How your boss’s personality affects your work team’s performance

March 12, 2020 - Liz Schondelmayer

When it comes to fostering a healthy, productive work environment, how much does leadership actually play a role? According to new research from social scientists Jason Huang and Chenwei Liao of the Michigan State University School of Human Resources and Labor Relations, your boss’s personality has a significant impact on your work team’s commitment and quality of work. 

Dr. Huang and Dr. Liao found that bosses with proactive personalities best complement work teams with a higher need for approval. However, when employees are less reliant on their bosses for direction and feedback, a more hands-off leadership personality is best.

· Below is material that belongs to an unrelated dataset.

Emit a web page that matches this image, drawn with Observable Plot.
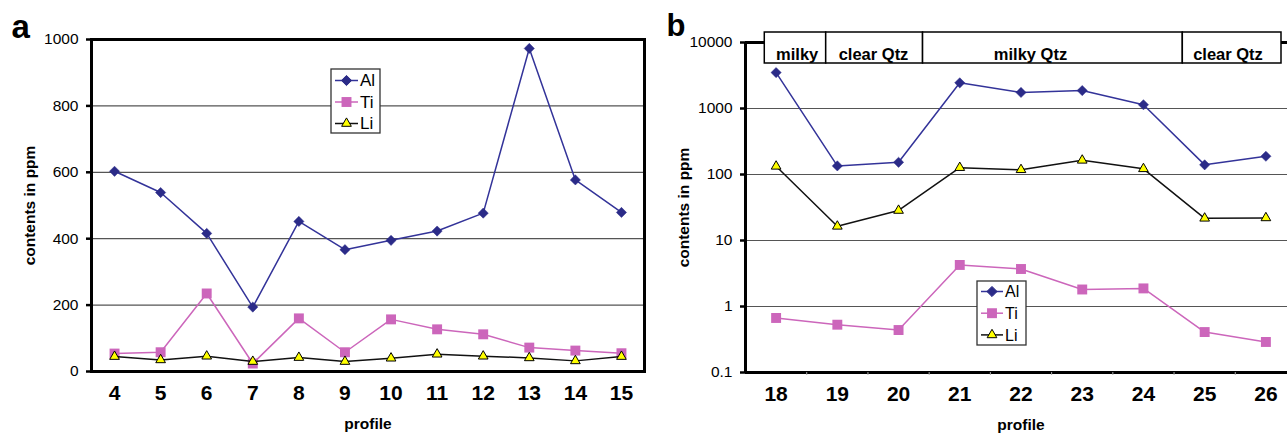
<!DOCTYPE html>
<html>
<head>
<meta charset="utf-8">
<script src="https://cdn.jsdelivr.net/npm/d3@7"></script>
<script src="https://cdn.jsdelivr.net/npm/@observablehq/plot@0.6"></script>
<style>
  html, body { margin: 0; padding: 0; background: white; overflow: hidden; }
  #wrap { position: relative; width: 1287px; height: 435px; overflow: hidden; font-family: "Liberation Sans", Arial, sans-serif; }
  .panel { position: absolute; top: 0; height: 435px; overflow: hidden; }
  .panel svg { max-width: none !important; }
  .legend { position: absolute; }
</style>
</head>
<body>
<div id="wrap">
  <div id="pa" class="panel" style="left:0;width:660px"></div>
  <div id="pb" class="panel" style="left:660px;width:627px"></div>
</div>
<script>
// ---------- data: panel a ----------
const profilesA = [4, 5, 6, 7, 8, 9, 10, 11, 12, 13, 14, 15];
const alA = [603, 539, 416, 194, 452, 367, 395, 423, 477, 973, 577, 479];
const tiA = [54, 58, 235, 24, 160, 58, 157, 127, 112, 72, 63, 55];
const liA = [45, 35, 46, 30, 42, 30, 40, 52, 46, 41, 32, 45];
const yTicksA = [0, 200, 400, 600, 800, 1000];
const yTickLabelsA = ["0", "200", "400", "600", "800", "1000"];

// ---------- data: panel b ----------
const profilesB = [18, 19, 20, 21, 22, 23, 24, 25, 26];
const alB = [3500, 135, 153, 2450, 1750, 1870, 1140, 140, 189];
const tiB = [0.67, 0.53, 0.44, 4.26, 3.7, 1.81, 1.88, 0.41, 0.29];
const liB = [133, 16.4, 28.5, 127, 118, 164, 122, 21.7, 22];
const yTicksB = [0.1, 1, 10, 100, 1000, 10000];
const yTickLabelsB = ["0.1", "1", "10", "100", "1000", "10000"];

// quartz-type header boxes (profile units)
const qtzLabels = ["milky", "clear Qtz", "milky Qtz", "clear Qtz"];
const qtzStart = [17.815, 18.818, 20.40, 24.643];
const qtzEnd = [18.818, 20.40, 24.643, 26.255];
const qtzLabelAt = [18.344, 19.591, 22.155, 25.381];

const seriesNames = ["Al", "Ti", "Li"];

// ---------- styles ----------
const FONT = "'Liberation Sans', Arial, sans-serif";
const colAl = "#333399", colAlDot = "#2b2b88";
const colTi = "#cc66bb";
const colLi = "#111111", colLiFill = "#ffff00";

function tidy(profiles, al, ti, li) {
  return profiles.map((p, i) => ({profile: p, Al: al[i], Ti: ti[i], Li: li[i]}));
}
const dataA = tidy(profilesA, alA, tiA, liA);
const dataB = tidy(profilesB, alB, tiB, liB);

function seriesMarks(data) {
  return [
    Plot.line(data, {x: "profile", y: "Al", stroke: colAl, strokeWidth: 1.5}),
    Plot.dot(data, {x: "profile", y: "Al", symbol: "diamond2", r: 4.6, fill: colAlDot, stroke: colAlDot, strokeWidth: 0.5}),
    Plot.line(data, {x: "profile", y: "Ti", stroke: colTi, strokeWidth: 1.5}),
    Plot.dot(data, {x: "profile", y: "Ti", symbol: "square", r: 5.6, fill: colTi, stroke: "none"}),
    Plot.line(data, {x: "profile", y: "Li", stroke: colLi, strokeWidth: 1.5}),
    Plot.dot(data, {x: "profile", y: "Li", symbol: "triangle", r: 3.6, fill: colLiFill, stroke: "black", strokeWidth: 1})
  ];
}

// ---------- panel a ----------
const chartA = Plot.plot({
  width: 660, height: 435,
  marginLeft: 91, marginRight: 16, marginTop: 39, marginBottom: 64,
  x: {type: "linear", domain: [3.5, 15.5]},
  y: {type: "linear", domain: [0, 1000]},
  style: {fontFamily: FONT, background: "white", overflow: "visible", color: "black", maxWidth: "none"},
  marks: [
    Plot.ruleY(yTicksA.filter(t => t > 0 && t < 1000), {stroke: "#555", strokeWidth: 1.2}),
    ...seriesMarks(dataA),
    Plot.frame({stroke: "black", strokeWidth: 3}),
    Plot.axisY({ticks: yTicksA, tickFormat: d => yTickLabelsA[yTicksA.indexOf(d)], tickSize: 5, tickPadding: 8, fontSize: 15.5, strokeWidth: 2.5, label: null}),
    Plot.axisX({ticks: profilesA, tickSize: 0, tickPadding: 14, fontSize: 21, fontWeight: "bold", label: null}),
    Plot.text(["contents in ppm"], {text: d => d, frameAnchor: "left", dx: -61, rotate: -90, textAnchor: "middle", fontWeight: "bold", fontSize: 15.5}),
    Plot.text(["profile"], {text: d => d, frameAnchor: "bottom", dy: 57, textAnchor: "middle", fontWeight: "bold", fontSize: 15.5}),
    Plot.text(["a"], {text: d => d, frameAnchor: "top-left", dx: -80, dy: -12, textAnchor: "start", lineAnchor: "middle", fontWeight: "bold", fontSize: 33})
  ]
});
document.getElementById("pa").appendChild(chartA);

// ---------- panel b ----------
const qtz = qtzLabels.map((l, i) => ({label: l, x1: qtzStart[i], x2: qtzEnd[i], xt: qtzLabelAt[i]}));
const chartB = Plot.plot({
  width: 650, height: 435,
  marginLeft: 85, marginRight: 14, marginTop: 42, marginBottom: 63,
  x: {type: "linear", domain: [17.5, 26.5]},
  y: {type: "log", domain: [0.1, 10000]},
  style: {fontFamily: FONT, background: "white", overflow: "visible", color: "black", maxWidth: "none"},
  marks: [
    Plot.ruleY(yTicksB.slice(1, -1), {stroke: "#555", strokeWidth: 1.2}),
    ...seriesMarks(dataB),
    Plot.ruleX([17.5], {stroke: "black", strokeWidth: 3}),
    Plot.ruleY([0.1, 10000], {stroke: "black", strokeWidth: 3}),
    Plot.axisX({ticks: profilesB.slice(1).map(p => p - 0.5), tickSize: 3, tickFormat: () => "", stroke: "#aaa", strokeWidth: 1, label: null}),
    Plot.axisY({ticks: yTicksB, tickFormat: d => yTickLabelsB[yTicksB.indexOf(d)], tickSize: 5, tickPadding: 8, fontSize: 15.5, strokeWidth: 2.5, label: null}),
    Plot.axisX({ticks: profilesB, tickSize: 0, tickPadding: 14, fontSize: 21, fontWeight: "bold", label: null}),
    Plot.rect(qtz, {x1: "x1", x2: "x2", insetTop: -10, insetBottom: 309, fill: "white", stroke: "black", strokeWidth: 1.5}),
    Plot.text(qtz, {x: "xt", text: "label", frameAnchor: "top", dy: 5.5, fontWeight: "bold", fontSize: 16.5}),
    Plot.text(["contents in ppm"], {text: d => d, frameAnchor: "left", dx: -61, rotate: -90, textAnchor: "middle", fontWeight: "bold", fontSize: 15.5}),
    Plot.text(["profile"], {text: d => d, frameAnchor: "bottom", dy: 57, textAnchor: "middle", fontWeight: "bold", fontSize: 15.5}),
    Plot.text(["b"], {text: d => d, frameAnchor: "top-left", dx: -79, dy: -16, textAnchor: "start", lineAnchor: "middle", fontWeight: "bold", fontSize: 31})
  ]
});
chartB.style.maxWidth = "none";
chartA.style.maxWidth = "none";
document.getElementById("pb").appendChild(chartB);

// ---------- legends ----------
function legend(left, top, w, h, rowGap, firstRow, lineX1, lineX2, textX, fontSize) {
  const svg = d3.select("#wrap").append("svg")
    .attr("class", "legend")
    .style("left", left + "px").style("top", top + "px")
    .attr("width", w + 2).attr("height", h + 2);
  svg.append("rect").attr("x", 1).attr("y", 1).attr("width", w).attr("height", h)
    .attr("fill", "white").attr("stroke", "#333").attr("stroke-width", 1.3);
  const specs = {
    Al: {stroke: colAl, sym: d3.symbolDiamond2, size: Math.PI * 4.6 * 4.6, fill: colAlDot, ms: colAlDot},
    Ti: {stroke: colTi, sym: d3.symbolSquare, size: Math.PI * 5.6 * 5.6, fill: colTi, ms: "none"},
    Li: {stroke: colLi, sym: d3.symbolTriangle, size: Math.PI * 3.6 * 3.6, fill: colLiFill, ms: "black"}
  };
  seriesNames.forEach((name, i) => {
    const s = specs[name];
    const y = firstRow + i * rowGap;
    svg.append("line").attr("x1", lineX1).attr("x2", lineX2).attr("y1", y).attr("y2", y)
      .attr("stroke", s.stroke).attr("stroke-width", 1.5);
    svg.append("path").attr("d", d3.symbol(s.sym, s.size)())
      .attr("transform", `translate(${(lineX1 + lineX2) / 2},${y})`)
      .attr("fill", s.fill).attr("stroke", s.ms).attr("stroke-width", 1);
    svg.append("text").attr("x", textX).attr("y", y).attr("dy", "0.35em")
      .attr("font-family", FONT).attr("font-size", fontSize).attr("fill", "black").text(name);
  });
}
legend(330, 68, 49, 64, 21.5, 12.5, 5, 28, 30, 17);
legend(976, 280, 49, 64, 21.7, 11.5, 5, 27, 29, 16);
</script>
</body>
</html>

Based on a review of the literature, a typical proactive boss has qualities such as: understanding their team’s dynamic, guiding team projects, anticipating future events, helping their employees set and achieve goals and creating a positive work environment. 

Individuals with a high need for approval tend to be sensitive to social cues and expectations, and tend to be influenced by those around them. 

Pairing these two personalities is a match made in productivity heaven. “The structure and feedback a proactive boss gives creates the perfect environment for individuals who respond positively to external validation and praise,” explains Dr. Huang.

The result of matching a team of individuals with a higher need for approval and a proactive leadership style is significant: teams share a stronger emotional bond, and thus perform their job tasks better. 

The researchers hope that future work is done on leadership expectations and understanding the motive behind employee approval-seeking. In the meantime, companies and organizations can utilize this research to make better-informed hiring and placement decisions.

When new employees are hired, it’s important that they’ll be the right fit, not just for the job, but for the work team itself,” says Dr. Huang. “Organizations should try to recruit leaders and employees who complement each other, because the environment and the work output will be significantly more positive if they do.